In other words, Jesus spent years learning how to use the divine laws in order to do what appeared to be miracles. But these were not really miracles at all, he says. They were acts based upon science and knowledge. So Filmore advocates that we do the same. He speaks of God, but defines God in atheistic terms. To him, "God is spirit" means that God is not a Person but an impersonal Principle. Thus, in accordance with atheistic science, Filmore taught that the earth evolved without God and that the laws of the universe--including spiritual laws--are simply "there" and had no first cause. In other words, laws exist without a Lawgiver.
These laws are therefore to be learned and exploited to make one healthy, wealthy, and wise. In so doing, one may evolve into a higher life form even as Jesus supposedly did.
Sin, too, was viewed as mere ignorance. Overcoming sin was removed from the Divine Court to the classroom. Jesus showed the way as a Master Teacher and even died for His beliefs; but He did not die as a Sacrifice to pay the debt which the law required. Thus, scientific religion destroyed the primary purpose of Jesus' death on the cross, making His death unnecessary and tragic. He is, they say, to be honored only as an example of how one is willing to die for the sake of truth.
The pursuit of scientific religion itself laid the foundation for the use of spiritual laws as a means of obtaining wealth. This combined science with America's obsession with prosperity as the American Dream. Filmore wrote,
"The spiritual substance from which comes all visible wealth is never depleted. It is right with you all the time and responds to your faith in it and your demands on it. . . The unfailing resource is always ready to give. It has no choice in the matter; it must give, for that is its nature. Pour your living words into the omnipresent substance, and you will be prospered though all the banks in the world close their doors" (Prosperity, p. 13).

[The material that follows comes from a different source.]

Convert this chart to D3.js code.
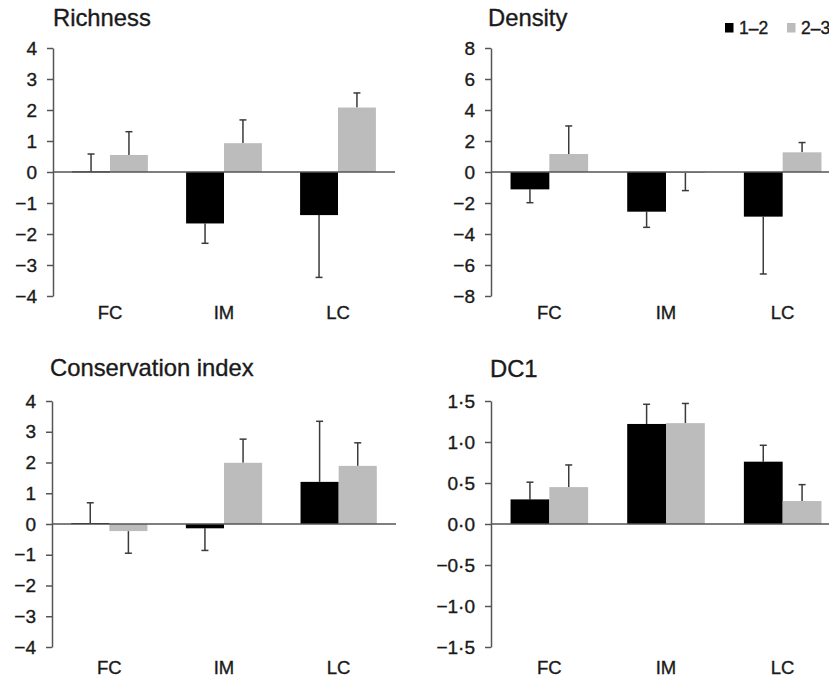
<!DOCTYPE html>
<html>
<head>
<meta charset="utf-8">
<script src="https://cdn.jsdelivr.net/npm/d3@7"></script>
<style>
  body { margin: 0; background: #fff; }
  svg { display: block; font-family: "Liberation Sans", Arial, Helvetica, sans-serif; }
  text { stroke-width: 0.35px; }
</style>
</head>
<body>
<svg width="829" height="678"></svg>
<script>
var groups = ["FC", "IM", "LC"];
var periods = ["1–2", "2–3"];

// means and one-sided error (SE) per period
var richness12 = [0.02, -1.66, -1.39];
var richness12Err = [0.56, 0.64, 2.01];
var richness23 = [0.55, 0.93, 2.08];
var richness23Err = [0.75, 0.75, 0.47];

var density12 = [-1.12, -2.56, -2.88];
var density12Err = [0.86, 1.01, 3.7];
var density23 = [1.16, -0.05, 1.27];
var density23Err = [1.81, 1.15, 0.63];

var conservation12 = [0.03, -0.14, 1.37];
var conservation12Err = [0.66, 0.72, 1.97];
var conservation23 = [-0.23, 1.99, 1.89];
var conservation23Err = [0.72, 0.77, 0.75];

var dc1_12 = [0.30, 1.22, 0.76];
var dc1_12Err = [0.21, 0.24, 0.20];
var dc1_23 = [0.45, 1.23, 0.28];
var dc1_23Err = [0.27, 0.24, 0.20];

var richnessTicks = [4, 3, 2, 1, 0, -1, -2, -3, -4];
var densityTicks = [8, 6, 4, 2, 0, -2, -4, -6, -8];
var conservationTicks = [4, 3, 2, 1, 0, -1, -2, -3, -4];
var dc1Ticks = [1.5, 1.0, 0.5, 0, -0.5, -1.0, -1.5];

var colors = ["#000000", "#bcbcbc"];
var axisColor = "#555";
var errColor = "#3a3a3a";
var textColor = "#1a1a1a";

var svg = d3.select("svg");

var panels = [
  { title: "Richness", a: richness12, ae: richness12Err, b: richness23, be: richness23Err,
    ticks: richnessTicks, fmt: d3.format("d"),
    x0: 53, x1: 395, yTop: 48, yBot: 296, titleX: 53, titleY: 26, labelY: 319 },
  { title: "Density", a: density12, ae: density12Err, b: density23, be: density23Err,
    ticks: densityTicks, fmt: d3.format("d"),
    x0: 491, x1: 841, yTop: 48, yBot: 296, titleX: 488, titleY: 26, labelY: 319 },
  { title: "Conservation index", a: conservation12, ae: conservation12Err, b: conservation23, be: conservation23Err,
    ticks: conservationTicks, fmt: d3.format("d"),
    x0: 52, x1: 396, yTop: 401, yBot: 647, titleX: 50, titleY: 376, labelY: 674 },
  { title: "DC1", a: dc1_12, ae: dc1_12Err, b: dc1_23, be: dc1_23Err,
    ticks: dc1Ticks, fmt: function(d) { return d3.format(".1f")(d).replace(".", "·"); },
    x0: 491, x1: 841, yTop: 401, yBot: 647, titleX: 490, titleY: 377, labelY: 674 }
];

panels.forEach(function(p) {
  var g = svg.append("g");
  var y = d3.scaleLinear().domain(d3.extent(p.ticks)).range([p.yBot, p.yTop]);
  var x = d3.scaleBand().domain(groups).range([p.x0, p.x1]);
  var inner = d3.scaleBand().domain(periods)
    .range([x.bandwidth() * 0.1675, x.bandwidth() * 0.8325]);

  // y axis
  var yAxis = g.append("g")
    .attr("transform", "translate(" + p.x0 + ",0)")
    .call(d3.axisLeft(y).tickValues(p.ticks).tickFormat(p.fmt).tickSize(6).tickPadding(10).tickSizeOuter(0));
  yAxis.select(".domain").attr("stroke", axisColor).attr("stroke-width", 1.5);
  yAxis.selectAll(".tick line").attr("stroke", axisColor).attr("stroke-width", 1.5);
  yAxis.selectAll(".tick text").attr("fill", textColor).attr("stroke", textColor).style("font-size", "19px");

  var rows = [];
  groups.forEach(function(grp, i) {
    rows.push({ g: grp, s: periods[0], v: p.a[i], e: p.ae[i], c: colors[0] });
    rows.push({ g: grp, s: periods[1], v: p.b[i], e: p.be[i], c: colors[1] });
  });
  function cx(d) { return x(d.g) + inner(d.s) + inner.bandwidth() / 2; }
  function tip(d) { return y(d.v >= 0 ? d.v + d.e : d.v - d.e); }

  // error bars (one-sided, away from zero)
  var err = g.selectAll(".err").data(rows).enter().append("g");
  err.append("line")
    .attr("x1", cx).attr("x2", cx)
    .attr("y1", function(d) { return y(d.v); })
    .attr("y2", tip)
    .attr("stroke", errColor).attr("stroke-width", 1.5);
  err.append("line")
    .attr("x1", function(d) { return cx(d) - 3.5; })
    .attr("x2", function(d) { return cx(d) + 3.5; })
    .attr("y1", tip).attr("y2", tip)
    .attr("stroke", errColor).attr("stroke-width", 1.5);

  // bars
  g.selectAll(".bar").data(rows).enter().append("rect")
    .attr("x", function(d) { return x(d.g) + inner(d.s); })
    .attr("width", inner.bandwidth())
    .attr("y", function(d) { return y(Math.max(0, d.v)); })
    .attr("height", function(d) { return Math.max(1, Math.abs(y(d.v) - y(0))); })
    .attr("fill", function(d) { return d.c; });

  // zero line
  g.append("line")
    .attr("x1", p.x0).attr("x2", p.x1)
    .attr("y1", y(0)).attr("y2", y(0))
    .attr("stroke", axisColor).attr("stroke-width", 1.5);

  // category labels
  g.selectAll(".cat").data(groups).enter().append("text")
    .attr("x", function(d) { return x(d) + x.bandwidth() / 2; })
    .attr("y", p.labelY)
    .attr("text-anchor", "middle")
    .attr("fill", textColor).attr("stroke", textColor)
    .style("font-size", "18.5px")
    .text(function(d) { return d; });

  // title
  g.append("text")
    .attr("x", p.titleX).attr("y", p.titleY)
    .attr("fill", textColor).attr("stroke", textColor)
    .style("font-size", "23.8px")
    .text(p.title);
});

// legend
var legend = svg.append("g").attr("transform", "translate(725,23)");
var li = legend.selectAll("g").data(periods).enter().append("g")
  .attr("transform", function(d, i) { return "translate(" + (i * 62) + ",0)"; });
li.append("rect").attr("width", 8.5).attr("height", 9.5)
  .attr("fill", function(d, i) { return colors[i]; });
li.append("text").attr("x", 14).attr("y", 11)
  .attr("fill", textColor).attr("stroke", textColor)
  .style("font-size", "17.5px")
  .text(function(d) { return d; });
</script>
</body>
</html>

He treats God as an impersonal field which must be cultivated, manipulated, and fertilized in order to gain wealth. "God is the intangible essence of that which man has formed into and named matter," he says on page 13. In teaching this, he shows that he had no personal relationship with God, for his relationship is the same as a farmer has with his field.
This, he says, is the way to become prosperous. Learning these laws means learning to receive what you want by the power of your own will and the desire of your own mind. He did not realize that thought is not the creative force, but only the sounding board by which we may contemplate, reflect, and consider.
The real creative power is love, which comes, not from the carnal mind but from the heart of one's spirit--the Ark of the Covenant within our Most Holy Place. That is the location of Christ in you. That is the Source of all creative command. It is not me commanding God who then "has no choice in the matter," but rather me in unity and agreement with God, commanding only what I hear My Father say.
There are indeed spiritual laws that should be learned. But when we expel God from His universe and make man a god, we attempt to attain prosperity, health, and miracles by the power of the flesh and the carnal mind. We mistake the carnal mind for the spiritual mind. And we begin to think that we can save ourselves by scientific education and knowledge. This is its greatest illusion.